El evangelio de hoy nos recuerda dónde está el camino para vivir la santidad: las bienaventuranzas. Éstas expresan la identidad de los discípulos de Jesús, es decir, definen quiénes son ellos en verdad. Las bienaventuranzas son también una especie de resumen de todo el evangelio, porque son “buena noticia”. Son anuncio de la felicidad que trae el Reino de Dios. Jesús mismo es el primero de los “dichosos” porque es el también el primero que las vive y en grado supremo. Las bienaventuranzas son el programa de vida de todo aquel que está dispuesto a seguir a Jesús. Expresan la comunión con el Padre celestial, la cual es el principio y el camino de la santidad.

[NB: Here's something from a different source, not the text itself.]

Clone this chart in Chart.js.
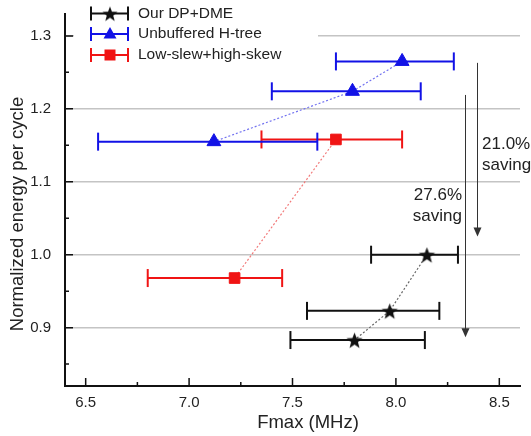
<!DOCTYPE html>
<html>
<head>
<meta charset="utf-8">
<script src="https://cdn.jsdelivr.net/npm/chart.js@4/dist/chart.umd.min.js"></script>
<style>
  html, body { margin: 0; padding: 0; background: #fff; }
  #wrap { width: 531px; height: 436px; }
</style>
</head>
<body>
<div id="wrap"><canvas id="chart-fmax" width="531" height="436"></canvas></div>
<script>
// Fmax (MHz) vs normalized energy per cycle, x error bars
const seriesNames = ['Our DP+DME', 'Unbuffered H-tree', 'Low-slew+high-skew'];
const seriesColors = ['#111111', '#1212e6', '#f01414'];
const lineColors = ['#666666', '#7373f0', '#f27a7a'];

const dpdmeFmax = [8.15, 7.97, 7.80];
const dpdmeEnergy = [1.000, 0.923, 0.883];
const dpdmeFmaxLow = [7.88, 7.57, 7.49];
const dpdmeFmaxHigh = [8.30, 8.21, 8.14];

const htreeFmax = [8.03, 7.79, 7.12];
const htreeEnergy = [1.265, 1.224, 1.155];
const htreeFmaxLow = [7.71, 7.40, 6.56];
const htreeFmaxHigh = [8.28, 8.12, 7.62];

const lowslewFmax = [7.71, 7.22];
const lowslewEnergy = [1.158, 0.968];
const lowslewFmaxLow = [7.35, 6.80];
const lowslewFmaxHigh = [8.03, 7.45];

const xTicks = [6.5, 7.0, 7.5, 8.0, 8.5];
const xMinorTicks = [6.75, 7.25, 7.75, 8.25];
const yTicks = [0.9, 1.0, 1.1, 1.2, 1.3];
const yMinorTicks = [0.85, 0.95, 1.05, 1.15, 1.25];

// saving arrows
const savingLabels = [['21.0%', 'saving'], ['27.6%', 'saving']];
const arrowFmax = [8.39, 8.335];
const arrowFrom = [1.263, 1.219];
const arrowTo = [1.025, 0.887];

const FONT = '"Liberation Sans", Arial, sans-serif';
Chart.defaults.font.family = FONT;
Chart.defaults.color = '#222';

// filled five point star for the DP+DME markers
function makeStar(r, color) {
    const s = Math.ceil(r * 2) + 2;
    const c = document.createElement('canvas');
    c.width = s; c.height = s;
    const g = c.getContext('2d');
    g.fillStyle = color;
    g.beginPath();
    for (let i = 0; i < 10; i++) {
        const rr = i % 2 === 0 ? r : r * 0.42;
        const a = -Math.PI / 2 + i * Math.PI / 5;
        const px = s / 2 + Math.cos(a) * rr;
        const py = s / 2 + 1 + Math.sin(a) * rr;
        if (i === 0) g.moveTo(px, py); else g.lineTo(px, py);
    }
    g.closePath();
    g.fill();
    return c;
}
const starImg = makeStar(8.5, seriesColors[0]);
const starSmall = makeStar(8, seriesColors[0]);

const groups = [
    { x: dpdmeFmax, y: dpdmeEnergy, lo: dpdmeFmaxLow, hi: dpdmeFmaxHigh, style: starImg, radius: 8 },
    { x: htreeFmax, y: htreeEnergy, lo: htreeFmaxLow, hi: htreeFmaxHigh, style: 'triangle', radius: 8 },
    { x: lowslewFmax, y: lowslewEnergy, lo: lowslewFmaxLow, hi: lowslewFmaxHigh, style: 'rect', radius: 7.5 }
];

const datasets = [];
groups.forEach(function (g, k) {
    // markers joined by a dotted line
    datasets.push({
        label: seriesNames[k],
        data: g.x.map((v, i) => ({ x: v, y: g.y[i] })),
        showLine: true,
        borderColor: lineColors[k],
        borderWidth: 1.2,
        borderDash: [2, 2],
        pointStyle: g.style,
        pointRadius: g.radius,
        pointBackgroundColor: seriesColors[k],
        pointBorderColor: seriesColors[k],
        pointBorderWidth: 1,
        order: 0
    });
    // one dataset per error bar, caps are rotated 'line' points
    g.x.forEach(function (v, i) {
        datasets.push({
            label: seriesNames[k] + ' err',
            data: [{ x: g.lo[i], y: g.y[i] }, { x: g.hi[i], y: g.y[i] }],
            showLine: true,
            borderColor: seriesColors[k],
            borderWidth: 2,
            pointStyle: 'line',
            pointRotation: 90,
            pointRadius: 9,
            pointBorderColor: seriesColors[k],
            pointBorderWidth: 2,
            order: 1
        });
    });
});

const decorPlugin = {
    id: 'decor',
    afterDraw(chart) {
        const ctx = chart.ctx;
        const xs = chart.scales.x, ys = chart.scales.y;
        const area = chart.chartArea;
        ctx.save();

        // inward tick marks
        ctx.strokeStyle = '#111';
        ctx.lineWidth = 1.5;
        ctx.beginPath();
        yTicks.forEach(v => { const p = ys.getPixelForValue(v); ctx.moveTo(area.left, p); ctx.lineTo(area.left + 8, p); });
        yMinorTicks.forEach(v => { const p = ys.getPixelForValue(v); ctx.moveTo(area.left, p); ctx.lineTo(area.left + 4, p); });
        xTicks.forEach(v => { const p = xs.getPixelForValue(v); ctx.moveTo(p, area.bottom); ctx.lineTo(p, area.bottom - 8); });
        xMinorTicks.forEach(v => { const p = xs.getPixelForValue(v); ctx.moveTo(p, area.bottom); ctx.lineTo(p, area.bottom - 4); });
        ctx.stroke();

        // saving arrows
        ctx.strokeStyle = '#333';
        ctx.fillStyle = '#333';
        ctx.lineWidth = 1;
        arrowFmax.forEach(function (fx, i) {
            const px = Math.round(xs.getPixelForValue(fx)) + 0.5;
            const top = ys.getPixelForValue(arrowFrom[i]);
            const tip = ys.getPixelForValue(arrowTo[i]);
            ctx.beginPath();
            ctx.moveTo(px, top);
            ctx.lineTo(px, tip - 6);
            ctx.stroke();
            ctx.beginPath();
            ctx.moveTo(px, tip);
            ctx.lineTo(px - 4, tip - 9);
            ctx.lineTo(px + 4, tip - 9);
            ctx.closePath();
            ctx.fill();
        });

        // saving labels
        ctx.fillStyle = '#222';
        ctx.font = '17px ' + FONT;
        ctx.textBaseline = 'middle';
        ctx.textAlign = 'left';
        ctx.fillText(savingLabels[0][0], 482, 144);
        ctx.fillText(savingLabels[0][1], 482, 165);
        ctx.textAlign = 'right';
        ctx.fillText(savingLabels[1][0], 462, 195);
        ctx.fillText(savingLabels[1][1], 462, 216);

        // axis titles
        ctx.font = '18.5px ' + FONT;
        ctx.textAlign = 'center';
        ctx.fillText('Fmax (MHz)', 308, 423);
        ctx.save();
        ctx.translate(18, 214);
        ctx.rotate(-Math.PI / 2);
        ctx.fillText('Normalized energy per cycle', 0, 0);
        ctx.restore();

        // legend on a white box
        ctx.fillStyle = '#fff';
        ctx.fillRect(area.left + 9, 0, 244, 66);
        const rowY = [13.5, 34, 55];
        rowY.forEach(function (y, k) {
            ctx.strokeStyle = seriesColors[k];
            ctx.lineWidth = 2;
            ctx.beginPath();
            ctx.moveTo(91, y); ctx.lineTo(128, y);
            ctx.moveTo(91, y - 7); ctx.lineTo(91, y + 7);
            ctx.moveTo(128, y - 7); ctx.lineTo(128, y + 7);
            ctx.stroke();
            ctx.fillStyle = seriesColors[k];
            if (k === 0) {
                ctx.drawImage(starSmall, 110 - starSmall.width / 2, y - starSmall.height / 2);
            } else if (k === 1) {
                ctx.beginPath();
                ctx.moveTo(110, y - 7);
                ctx.lineTo(116.5, y + 4.5);
                ctx.lineTo(103.5, y + 4.5);
                ctx.closePath();
                ctx.fill();
            } else {
                ctx.fillRect(104.5, y - 5.5, 11, 11);
            }
            ctx.fillStyle = '#222';
            ctx.font = '15.5px ' + FONT;
            ctx.textAlign = 'left';
            ctx.fillText(seriesNames[k], 138, y);
        });
        ctx.restore();
    }
};

var ctx = document.getElementById('chart-fmax').getContext('2d');
var chart = new Chart(ctx, {
    type: 'scatter',
    data: { datasets: datasets },
    options: {
        responsive: false,
        animation: false,
        layout: { padding: { top: 14, right: 8, left: 0, bottom: 0 } },
        scales: {
            x: {
                type: 'linear',
                min: 6.4,
                max: 8.6,
                afterBuildTicks: s => { s.ticks = xTicks.map(v => ({ value: v })); },
                afterFit: s => { s.height = 50; },
                grid: { display: false, drawTicks: false },
                border: { display: true, color: '#111', width: 2 },
                ticks: {
                    padding: 8,
                    font: { size: 15 },
                    color: '#222',
                    callback: v => v.toFixed(1)
                }
            },
            y: {
                type: 'linear',
                min: 0.82,
                max: 1.33,
                afterBuildTicks: s => { s.ticks = yTicks.map(v => ({ value: v })); },
                afterFit: s => { s.width = 65; s.paddingTop = 0; s.paddingBottom = 0; },
                grid: { color: '#c4c4c4', lineWidth: 1.5, drawTicks: false },
                border: { display: true, color: '#111', width: 2 },
                ticks: {
                    padding: 14,
                    font: { size: 15 },
                    color: '#222',
                    callback: v => v.toFixed(1)
                }
            }
        },
        plugins: {
            legend: { display: false },
            tooltip: { enabled: false },
            title: { display: false }
        }
    },
    plugins: [decorPlugin]
});
</script>
</body>
</html>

Las bienaventuranzas son el programa de la santidad, en cuanto realidad ya presente y espera futura. El cumplimiento de lo que ellas prometen no es sólo en un deseo o una idea vaga futura, sino que tiene lugar ya en el momento presente. Desde ahora los que tienen “espíritu de pobres” se abren al Reino de los cielos, aunque esperan la pertenencia total; los que lloran comienzan ya recibir la consolación por el anuncio del Evangelio; los misericordiosos experimentan ya misericordia; los que trabajan por la paz son ya reconocidos como hijos de Dios… Las bienaventuranzas son ya realidad y se proyectan hacia su plenitud, en la misma dinámica de la santidad.
Por tanto, los bautizados sin excepción, todos los discípulos y misioneros de Jesucristo, estamos llamados a vivir conforme al ejemplo y programa de Jesús en el Sermón de la montaña, especialmente en las bienaventuranzas. Nadie está exento. Así, nuestra esperanza es que todos, no sólo los santos canonizados, formemos esa enorme muchedumbre tan grande de bienaventurados que nadie podía contar, que describe el libro del Apocalipsis: “individuos de todas las naciones y razas, de todos los pueblos y lenguas… vestidos con una túnica blanca…”, porque habremos “lavado y blanqueado la túnica con la sangre del Cordero. Todos tenemos la esperanza de estar allí, al final de los tiempos, cuando lleguemos a ser semejantes a Dios, “porque lo veremos tal cual es”, nos dice san Juan.
Entonces juntos podremos cantar el himno al Cordero y proclamar con todos los elegidos: “La salvación viene de nuestro Dios que está sentado en el trono y del Cordero”… A Aquel que es Santo y fuente de toda santidad, a Él “la alabanza, la gloria, la sabiduría la acción de gracias, el poder y la fuerza..”, por los siglos de los siglos. Amén.